I think this is especially potent for people who are wondering what it is they’re supposed to be doing in life, for people searching for meaning. Meaning happens when you get to work doing what you know. Out of that practice, if you’re honest, you realize things about yourself and your abilities. I’m just reminding you that its difficult to have a vanity project if you don’t believe in your worth.

In the early years of my business, sure, my coaching practice was some form of vanity project…till more and more clients reached out to let me know how I had helped them, and slowly but surely it became a real live business.

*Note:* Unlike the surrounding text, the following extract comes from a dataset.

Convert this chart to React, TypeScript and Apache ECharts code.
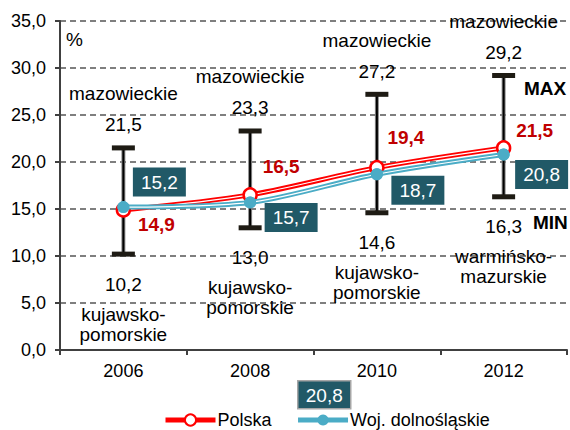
import React, { useEffect, useRef } from 'react';
import * as echarts from 'echarts';

const years = ['2006', '2008', '2010', '2012'];
const polska = [14.9, 16.5, 19.4, 21.5];
const dolnoslaskie = [15.2, 15.7, 18.7, 20.8];
const maxValues = [21.5, 23.3, 27.2, 29.2];
const minValues = [10.2, 13.0, 14.6, 16.3];
const maxRegions = ['mazowieckie', 'mazowieckie', 'mazowieckie', 'mazowieckie'];
const minRegions = ['kujawsko-\npomorskie', 'kujawsko-\npomorskie', 'kujawsko-\npomorskie', 'warmińsko-\nmazurskie'];
const strayLabel = '20,8';

const FONT = '"Liberation Sans", Arial, sans-serif';
const fmt = (v: number) => v.toFixed(1).replace('.', ',');

export default function App() {
  const ref = useRef<HTMLDivElement>(null);
  useEffect(() => {
    if (!ref.current) return;
    const chart = echarts.init(ref.current, null, { renderer: 'svg' });
    const redOffsets = [[33, 15], [31, -28], [29, -30], [31, -17]];
    const blueOffsets = [[36, -25], [41, 15], [41, 16], [38, 20]];
    const txt = (text: string, x: number, y: number, extra: any = {}) => ({
      type: 'text', x, y,
      style: { text, fill: '#000', font: `19px ${FONT}`, align: 'center', verticalAlign: 'middle', ...extra },
    });
    const option: any = {
      animation: false,
      backgroundColor: '#fff',
      textStyle: { fontFamily: FONT },
      grid: { left: 60, right: 3, top: 21, bottom: 80, containLabel: false },
      legend: {
        data: ['Polska', 'Woj. dolnośląskie'],
        left: 163, top: 411, padding: 0,
        itemWidth: 50, itemHeight: 14, itemGap: 24,
        lineStyle: { width: 5 },
        textStyle: { fontSize: 18, lineHeight: 18, color: '#000', fontFamily: FONT, padding: [0, 0, 0, -3] },
      },
      xAxis: {
        type: 'category',
        data: years,
        axisLine: { lineStyle: { color: '#404040', width: 2 } },
        axisTick: { show: true, length: 5, lineStyle: { color: '#404040', width: 2 } },
        axisLabel: { fontSize: 18, color: '#000', margin: 12, fontFamily: FONT },
      },
      yAxis: {
        type: 'value', min: 0, max: 35, interval: 5,
        axisLine: { show: true, lineStyle: { color: '#404040', width: 2 } },
        axisTick: { show: true, length: 5, lineStyle: { color: '#404040', width: 2 } },
        axisLabel: { fontSize: 18, color: '#000', margin: 14, fontFamily: FONT, formatter: (v: number) => fmt(v) },
        splitLine: { lineStyle: { color: '#555', width: 1.5, type: [6, 4] } },
      },
      series: [
        {
          type: 'custom',
          name: 'range',
          clip: false,
          z: 1,
          data: years.map((_, i) => [i, minValues[i], maxValues[i]]),
          renderItem: (params: any, api: any) => {
            const i = params.dataIndex;
            const top = api.coord([api.value(0), api.value(2)]);
            const bot = api.coord([api.value(0), api.value(1)]);
            const x = top[0];
            return {
              type: 'group',
              children: [
                { type: 'line', shape: { x1: x, y1: top[1], x2: x, y2: bot[1] }, style: { stroke: '#888', lineWidth: 4 } },
                { type: 'line', shape: { x1: x, y1: top[1], x2: x, y2: bot[1] }, style: { stroke: '#000', lineWidth: 2 } },
                { type: 'rect', shape: { x: x - 11.5, y: top[1] - 2.5, width: 23, height: 5 }, style: { fill: '#1e1b14' } },
                { type: 'rect', shape: { x: x - 11.5, y: bot[1] - 2.5, width: 23, height: 5 }, style: { fill: '#1e1b14' } },
                txt(fmt(maxValues[i]), x, top[1] - 23),
                txt(maxRegions[i], x, top[1] - 54),
                txt(fmt(minValues[i]), x, bot[1] + 30),
                txt(minRegions[i], x, bot[1] + 70, { lineHeight: 20 }),
              ],
            };
          },
        },
        {
          type: 'line', name: 'Polska', z: 2,
          data: polska.map((v, i) => ({
            value: v,
            label: { offset: redOffsets[i] },
          })),
          smooth: 0.3,
          symbol: 'circle', symbolSize: 13,
          lineStyle: { color: '#ff0000', width: 5 },
          itemStyle: { color: '#ffffff', borderColor: '#ff0000', borderWidth: 2.5 },
          label: {
            show: true, position: 'inside', align: 'center', verticalAlign: 'middle',
            formatter: (p: any) => fmt(p.value),
            color: '#c00000', fontWeight: 'bold', fontSize: 19, fontFamily: FONT,
          },
        },
        {
          type: 'line', name: 'polska-inner', z: 2, silent: true,
          data: polska, smooth: 0.3, showSymbol: false,
          lineStyle: { color: '#ffffff', width: 1.2 },
        },
        {
          type: 'line', name: 'Woj. dolnośląskie', z: 3,
          data: dolnoslaskie, smooth: 0.3,
          symbol: 'circle', symbolSize: 12,
          lineStyle: { color: '#4bacc6', width: 5 },
          itemStyle: { color: '#4bacc6' },
        },
        {
          type: 'line', name: 'dolno-inner', z: 3, silent: true,
          data: dolnoslaskie, smooth: 0.3, showSymbol: false,
          lineStyle: { color: '#ffffff', width: 1.2 },
        },
        {
          type: 'line', name: 'dolno-points', z: 4,
          data: dolnoslaskie.map((v, i) => ({ value: v, label: { offset: blueOffsets[i] } })),
          symbol: 'circle', symbolSize: 12,
          lineStyle: { width: 0, opacity: 0 },
          itemStyle: { color: '#4bacc6' },
          label: {
            show: true, position: 'inside', align: 'center', verticalAlign: 'middle',
            formatter: (p: any) => fmt(p.value),
            color: '#fff', fontSize: 19, fontFamily: FONT,
            backgroundColor: '#215967', padding: [5, 8, 4, 8], lineHeight: 20,
          },
        },
      ],
      graphic: [
        { type: 'text', left: 66, top: 30, style: { text: '%', font: `19px ${FONT}`, fill: '#000' } },
        { type: 'text', left: 524, top: 79, style: { text: 'MAX', font: `bold 19px ${FONT}`, fill: '#000' } },
        { type: 'text', left: 533, top: 213, style: { text: 'MIN', font: `bold 19px ${FONT}`, fill: '#000' } },
        {
          type: 'group', left: 297, top: 380,
          children: [
            { type: 'rect', shape: { x: 0, y: 0, width: 53, height: 28 }, style: { fill: '#215967', stroke: '#a6a6a6', lineWidth: 1.5 } },
            { type: 'text', x: 26.5, y: 14.5, style: { text: strayLabel, font: `19px ${FONT}`, fill: '#fff', align: 'center', verticalAlign: 'middle' } },
          ],
        },
      ],
    };
    chart.setOption(option);
    return () => chart.dispose();
  }, []);
  return <div ref={ref} style={{ position: 'absolute', left: 0, top: 0, width: 570, height: 430 }} />;
}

Right about now, we all have to figure out our own “vanity project.” What are we going to commit to? Because commitment is what will save us. History will spring from that commitment. Commitment is what will change us, and in doing so, change the world. Go read your history and remember that for good or ill, it was made by imperfect men and women refusing to accept the status quo, who thought that things should be different. That doesn’t mean that they didn’t have good days and bad days, days in which they felt powerless, and heartbroken and cried—oh they did, don’t worry—but while they were alive, they believed.

“History does nothing, posses no enormous wealth, fights no battles. It is rather man, the real, living man, who does everything, possess, fights. It is not ‘History,” as if she were a person apart, who uses men as means to work our her purposes, but history itself is nothing but the activity of men pursuing their purposes.”-Marx

What’s your vanity? What’s your project?